Avoiding Common Mistakes That Shrink Profit
Even experienced landlords in Tyler make errors that can quietly eat into ROI. The good news? Most are avoidable with a solid system and the right partner.
Mistakes to Watch For:
- Forgetting to update the rent with market changes
- Skipping maintenance that leads to bigger repairs
- Mixing personal and rental finances
- Missing lease renewal deadlines
- Poor recordkeeping or disorganized expense tracking
- Not analyzing property performance regularly
Proactive management keeps you ahead of these pitfalls—and a great property manager ensures you're not going it alone.
Make Your Property Work Harder For You
From Rent Checks to Real Results
If your rental strategy begins and ends with collecting a payment each month, you’re leaving potential on the table. The smartest investors in Tyler build systems to track ROI, improve cash flow, and create long-term value through upgrades, smart pricing, and tenant care.
At PMI Tyler, we’re here to help you go beyond the basics. From financial reporting and rent analysis to maintenance oversight and tenant retention, we’ll guide you in turning your rental into a well-oiled investment machine.
👉 Explore your property’s profit potential with a free rental analysis from PMI Tyler—and take the first step toward long-term growth.
FAQs
What is a good ROI for a rental property in Tyler?

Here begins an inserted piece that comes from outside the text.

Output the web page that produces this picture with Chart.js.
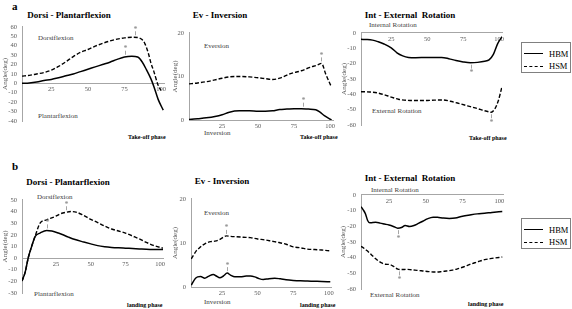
<!DOCTYPE html>
<html>
<head>
<meta charset="utf-8">
<script src="https://cdn.jsdelivr.net/npm/chart.js@4.4.1/dist/chart.umd.min.js"></script>
<style>
  body { margin: 0; background: #fff; }
  #fig { position: relative; width: 572px; height: 309px; overflow: hidden; font-family: 'Liberation Serif', 'Times New Roman', serif; }
  #fig canvas { position: absolute; }
  .t { position: absolute; white-space: nowrap; line-height: 1; }
  .title { font-weight: bold; font-size: 9px; color: #000; transform: translate(-50%, -50%); }
  .letter { font-weight: bold; font-size: 11px; color: #000; transform: translateY(-50%); }
  .note { font-size: 7px; color: #404040; transform: translateY(-50%); }
  .phase { font-weight: bold; font-size: 6px; color: #000; transform: translateY(-50%); }
  .legend { position: absolute; border: 1px solid #808080; box-sizing: border-box; width: 50px; background: #fff; }
  .legend .ln { position: absolute; left: 2px; width: 19px; height: 0; border-top: 1px solid #000; }
  .legend .lt { position: absolute; left: 27px; font-size: 8.5px; line-height: 1; transform: translateY(-50%); color: #000; }
</style>
</head>
<body>
<div id="fig">
  <div class="t letter" style="left:12px;top:6px">a</div>
  <div class="t letter" style="left:12px;top:166px">b</div>

  <div class="t title" style="left:69px;top:15px">Dorsi - Plantarflexion</div>
  <div class="t title" style="left:220px;top:15px">Ev - Inversion</div>
  <div class="t title" style="left:410px;top:15px">Int - External&nbsp; Rotation</div>
  <div class="t title" style="left:68px;top:182px">Dorsi - Plantarflexion</div>
  <div class="t title" style="left:222px;top:181px">Ev - Inversion</div>
  <div class="t title" style="left:410px;top:178px">Int - External&nbsp; Rotation</div>

  <div class="t note" style="left:38px;top:38px">Dorsiflexion</div>
  <div class="t note" style="left:38px;top:116px">Plantarflexion</div>
  <div class="t note" style="left:204px;top:46px">Eversion</div>
  <div class="t note" style="left:204px;top:133px">Inversion</div>
  <div class="t note" style="left:369px;top:25px">Internal Rotation</div>
  <div class="t note" style="left:372px;top:111px">External Rotation</div>

  <div class="t note" style="left:37px;top:197px">Dorsiflexion</div>
  <div class="t note" style="left:34px;top:294px">Plantarflexion</div>
  <div class="t note" style="left:204px;top:213px">Eversion</div>
  <div class="t note" style="left:204px;top:302px">Inversion</div>
  <div class="t note" style="left:371px;top:190px">Internal Rotation</div>
  <div class="t note" style="left:370px;top:295px">External Rotation</div>

  <div class="t phase" style="left:128px;top:137px">Take-off phase</div>
  <div class="t phase" style="left:300px;top:137px">Take-off phase</div>
  <div class="t phase" style="left:469px;top:138px">Take-off phase</div>
  <div class="t phase" style="left:127px;top:305px">landing phase</div>
  <div class="t phase" style="left:300px;top:305px">landing phase</div>
  <div class="t phase" style="left:468px;top:304px">landing phase</div>
</div>
<script>
const seriesNames = ['HBM', 'HSM']
const xTicks = [25, 50, 75, 100]

// a: take-off phase
const a1HbmX = [5, 10, 15, 20, 25, 30, 35, 40, 45, 50, 55, 60, 65, 70, 75, 80, 84, 87, 90, 93, 95, 98, 101.5]
const a1HbmY = [0, 0.5, 1.5, 3, 4.2, 6, 8, 10, 12.5, 15, 17.5, 20, 22.5, 25.5, 28, 28.8, 28, 23, 14.5, 5, -3, -17, -28.5]
const a1HsmX = [5, 10, 15, 20, 25, 30, 35, 40, 45, 50, 55, 60, 65, 70, 75, 80, 84, 87, 89, 91.5, 93, 95, 98, 100]
const a1HsmY = [7.7, 8.5, 10, 11.5, 14, 18, 23, 28.5, 33, 36, 39.5, 42.5, 45, 47, 48.3, 49, 48.7, 46.5, 42, 31, 22, 13, -2, -7.5]
const a1StarX = [75.5, 82]
const a1StarY = [28.3, 49]

const a2HbmX = [2, 8, 14, 20, 25, 30, 37, 44, 50, 55, 60, 65, 70, 75, 80, 85, 90, 93, 96, 101]
const a2HbmY = [0.1, 0.3, 0.5, 0.8, 1.2, 1.8, 2.1, 2.1, 2.0, 2.0, 2.1, 2.4, 2.5, 2.6, 2.6, 2.5, 2.35, 1.8, 1.0, 0]
const a2HsmX = [2, 8, 14, 20, 25, 30, 37, 44, 50, 55, 60, 65, 72, 80, 86, 91, 94, 97, 101]
const a2HsmY = [8.3, 8.5, 8.8, 9.2, 9.6, 9.9, 10, 9.9, 9.7, 9.5, 9.3, 9.6, 10.6, 11.3, 12.1, 12.6, 13, 10.5, 7.5]
const a2StarX = [81, 94]
const a2StarY = [2.6, 13]

const a3HbmX = [4, 8, 12, 16, 20, 25, 29, 33, 37, 42, 50, 55, 60, 65, 70, 75, 80, 85, 90, 93, 96, 99, 102]
const a3HbmY = [-4.2, -4.3, -4.7, -5.8, -7.2, -9.7, -13, -15, -16, -16.2, -16, -16, -16, -16.8, -18, -18.9, -19.4, -19.2, -18.5, -17.6, -14, -7, -2.5]
const a3HsmX = [4, 10, 15, 20, 25, 30, 38, 45, 50, 55, 61, 66, 71, 76, 80, 85, 89, 92, 94.5, 97, 99.5, 102]
const a3HsmY = [-38.3, -38.5, -39, -40.3, -41.8, -43.2, -44, -44, -44, -43.8, -43.7, -44.5, -45.7, -47, -48, -49.3, -50.5, -51.2, -51.7, -49.5, -44, -35]
const a3StarX = [80.5, 94.5]
const a3StarY = [-19.4, -51.7]

// b: landing phase
const b1HbmX = [0.5, 2.7, 5, 7.5, 10, 13.5, 18.3, 22, 26.7, 30, 34, 38.7, 45, 50, 55, 60, 65, 70, 75, 80, 85, 90, 95, 102]
const b1HbmY = [-19.6, -12.5, 0.3, 10.2, 18.7, 21.5, 23.8, 23.2, 21.5, 20, 18, 15.9, 13.8, 12.2, 10.7, 9.8, 9.2, 8.8, 8.5, 8.2, 7.9, 7.6, 7.4, 7.3]
const b1HsmX = [0.5, 2.7, 5, 7.5, 10, 13.5, 18.3, 24.3, 28, 31.5, 36, 40, 45, 50, 55, 60, 65, 70, 75, 80, 85, 90, 95, 102]
const b1HsmY = [-19.6, -12.5, 0.3, 10.2, 19, 30, 32.9, 35.7, 38, 39.2, 40, 39.3, 36.5, 33.3, 30.5, 27.5, 25, 23.3, 21.5, 19, 16.5, 13.5, 11, 8.5]
const b1StarX = [18.3, 32]
const b1StarY = [23.8, 39.4]

const b2HbmX = [3.5, 5, 6.5, 8, 10, 13, 15.5, 19, 21, 23.5, 26, 28.7, 31, 34, 38, 42, 45, 48, 51, 54, 58, 62, 66, 70, 75, 80, 85, 90, 95, 101]
const b2HbmY = [0.4, 1.3, 2.0, 2.3, 2.4, 2.0, 2.4, 2.85, 2.5, 2.1, 2.5, 3.15, 2.7, 2.3, 2.3, 2.5, 2.5, 2.3, 1.9, 1.7, 1.9, 2.0, 1.85, 1.65, 1.5, 1.4, 1.35, 1.3, 1.25, 1.2]
const b2HsmX = [3.5, 5, 7, 9, 11, 13, 15, 17, 20, 23, 26, 28, 31, 35, 40, 45, 50, 55, 60, 65, 70, 75, 80, 85, 90, 95, 101]
const b2HsmY = [6.4, 7.2, 8.2, 8.8, 9.4, 9.8, 10.1, 10.3, 10.4, 10.7, 11.3, 11.6, 11.5, 11.4, 11.3, 11.2, 10.9, 10.7, 10.4, 10.1, 9.7, 9.1, 8.9, 8.6, 8.5, 8.4, 8.2]
const b2StarX = [28.7, 28]
const b2StarY = [3.15, 11.6]

const b3HbmX = [6, 7.5, 9, 10.5, 12, 14, 16, 19, 22, 25, 28, 31, 33.5, 36, 39, 42, 45, 48, 51, 55, 58, 62, 66, 70, 75, 80, 85, 90, 95, 102]
const b3HbmY = [-7.5, -9.5, -12, -16.3, -17.8, -17.6, -17.5, -18, -18.6, -19.2, -20.1, -21.2, -20.8, -19.5, -20.1, -19.5, -18.2, -16.8, -15.3, -14.2, -14.3, -14.8, -15, -14.8, -13.6, -12.8, -12.1, -11.7, -11.2, -10.6]
const b3HsmX = [6, 8, 10, 12, 14, 16, 18, 20, 22.5, 25.5, 28, 31, 34, 37, 40, 44, 48, 52, 56, 60, 64, 68, 72, 76, 80, 85, 90, 95, 102]
const b3HsmY = [-32.8, -34, -35.5, -37.2, -39, -40.7, -42.2, -43.4, -44.2, -44.4, -45.5, -47.3, -47.6, -47.5, -47.7, -48.1, -48.5, -48.9, -49.2, -49, -48.5, -48, -47, -45.8, -44.3, -42.8, -41.3, -40.5, -39.6]
const b3StarX = [31, 32]
const b3StarY = [-21.2, -47.5]

// box = chart area [left, top, right, bottom] in page pixels, axw = room left of the axis
const panels = [
    { box: [22, 26, 164, 121], axw: 21, xMin: 5, xMax: 102, yMin: -40, yMax: 60, hbm: [a1HbmX, a1HbmY], hsm: [a1HsmX, a1HsmY], stars: [a1StarX, a1StarY], dir: -1 },
    { box: [189, 32, 333, 120], axw: 18, xMin: 2, xMax: 102, yMin: 0, yMax: 20, hbm: [a2HbmX, a2HbmY], hsm: [a2HsmX, a2HsmY], stars: [a2StarX, a2StarY], dir: -1 },
    { box: [361, 32, 502, 125], axw: 21, xMin: 4, xMax: 102, yMin: -60, yMax: 0, hbm: [a3HbmX, a3HbmY], hsm: [a3HsmX, a3HsmY], stars: [a3StarX, a3StarY], dir: 1 },
    { box: [22, 199, 163, 293], axw: 21, xMin: 0.5, xMax: 102, yMin: -30, yMax: 50, hbm: [b1HbmX, b1HbmY], hsm: [b1HsmX, b1HsmY], stars: [b1StarX, b1StarY], dir: -1 },
    { box: [191, 198, 331, 287], axw: 20, xMin: 3.3, xMax: 101.5, yMin: 0, yMax: 20, hbm: [b2HbmX, b2HbmY], hsm: [b2HsmX, b2HsmY], stars: [b2StarX, b2StarY], dir: -1 },
    { box: [361, 194, 503, 289], axw: 22, xMin: 6, xMax: 102.5, yMin: -60, yMax: 0, hbm: [b3HbmX, b3HbmY], hsm: [b3HsmX, b3HsmY], stars: [b3StarX, b3StarY], dir: 1 }
]

function pontos(xs, ys) {
    return xs.map((x, i) => ({ x: x, y: ys[i] }))
}

const fig = document.getElementById('fig')
const fonteTick = { family: "'Liberation Serif', serif", size: 6.5 }

panels.forEach(p => {
    const [l, t, r, b] = p.box
    const padT = 8, padR = 12, padB = 14
    const w = r - l + p.axw + padR
    const h = b - t + padT + padB
    const canvas = document.createElement('canvas')
    canvas.width = w
    canvas.height = h
    canvas.style.left = (l - p.axw) + 'px'
    canvas.style.top = (t - padT) + 'px'
    canvas.style.width = w + 'px'
    canvas.style.height = h + 'px'
    fig.appendChild(canvas)

    // asterisks with a short gray stem, placed on the curve through the scales
    const asteriscos = {
        id: 'asteriscos',
        afterDatasetsDraw(chart) {
            const ctx = chart.ctx
            const sx = chart.scales.x, sy = chart.scales.y
            ctx.save()
            ctx.strokeStyle = '#a6a6a6'
            ctx.fillStyle = '#7f7f7f'
            ctx.lineWidth = 1
            ctx.font = "8px 'Liberation Serif'"
            ctx.textAlign = 'center'
            ctx.textBaseline = 'middle'
            p.stars[0].forEach((x, i) => {
                const px = Math.round(sx.getPixelForValue(x)) + 0.5
                const py = sy.getPixelForValue(p.stars[1][i])
                ctx.beginPath()
                ctx.moveTo(px, py + p.dir * 2)
                ctx.lineTo(px, py + p.dir * 6)
                ctx.stroke()
                ctx.fillText('*', px, py + p.dir * 9 + 1.5)
            })
            ctx.restore()
        }
    }

    new Chart(canvas, {
        type: 'line',
        data: {
            datasets: [{
                label: seriesNames[0],
                data: pontos(p.hbm[0], p.hbm[1]),
                borderColor: '#000',
                borderWidth: 1.5,
                pointRadius: 0,
                cubicInterpolationMode: 'monotone'
            }, {
                label: seriesNames[1],
                data: pontos(p.hsm[0], p.hsm[1]),
                borderColor: '#000',
                borderWidth: 1.4,
                borderDash: [4, 2],
                pointRadius: 0,
                cubicInterpolationMode: 'monotone'
            }]
        },
        options: {
            responsive: false,
            animation: false,
            devicePixelRatio: 1,
            layout: { padding: { left: 0, top: padT, right: padR, bottom: padB } },
            plugins: {
                legend: { display: false },
                tooltip: { enabled: false }
            },
            scales: {
                x: {
                    type: 'linear',
                    position: { y: 0 },
                    min: p.xMin,
                    max: p.xMax,
                    afterBuildTicks: s => { s.ticks = xTicks.map(v => ({ value: v })) },
                    ticks: { font: fonteTick, color: '#595959', padding: 2, maxRotation: 0, autoSkip: false },
                    grid: { display: false, drawTicks: false },
                    border: { color: '#a6a6a6', width: 1 }
                },
                y: {
                    type: 'linear',
                    position: 'left',
                    min: p.yMin,
                    max: p.yMax,
                    afterFit: s => { s.width = p.axw },
                    ticks: { stepSize: 10, font: fonteTick, color: '#595959', padding: 5, autoSkip: false },
                    grid: { display: false, drawTicks: false },
                    border: { color: '#a6a6a6', width: 1 },
                    title: { display: true, text: 'Angle(deg)', color: '#595959', font: { family: "'Liberation Serif', serif", size: 7 }, padding: 0 }
                }
            }
        },
        plugins: [asteriscos]
    })
})

// legend boxes, one per row of panels
const legendTops = [42, 218]
legendTops.forEach(top => {
    const box = document.createElement('div')
    box.className = 'legend'
    box.style.left = '521px'
    box.style.top = top + 'px'
    box.style.height = '31px'
    seriesNames.forEach((nome, i) => {
        const y = 10 + i * 12.5
        const ln = document.createElement('div')
        ln.className = 'ln'
        ln.style.top = y + 'px'
        if (i == 1) ln.style.borderTopStyle = 'dashed'
        const lt = document.createElement('div')
        lt.className = 'lt'
        lt.style.top = (y + 0.5) + 'px'
        lt.textContent = nome
        box.appendChild(ln)
        box.appendChild(lt)
    })
    fig.appendChild(box)
})
</script>
</body>
</html>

Anywhere between 6%–8% is generally considered healthy, though it varies by neighborhood and property type.
How do I know if my rent is too low?
Compare similar local listings, evaluate demand, and work with a property manager to assess your pricing annually.
Can I deduct home improvements from my taxes?
Yes, though many major improvements are depreciated over time rather than fully deducted in one year.
Is hiring a property manager really worth it?
Absolutely—especially if you value time, consistency, tenant satisfaction, and maximum returns.
How often should I evaluate my property’s performance?
At least once a year, or whenever there’s a major financial change like a new lease, upgrade, or tax adjustment.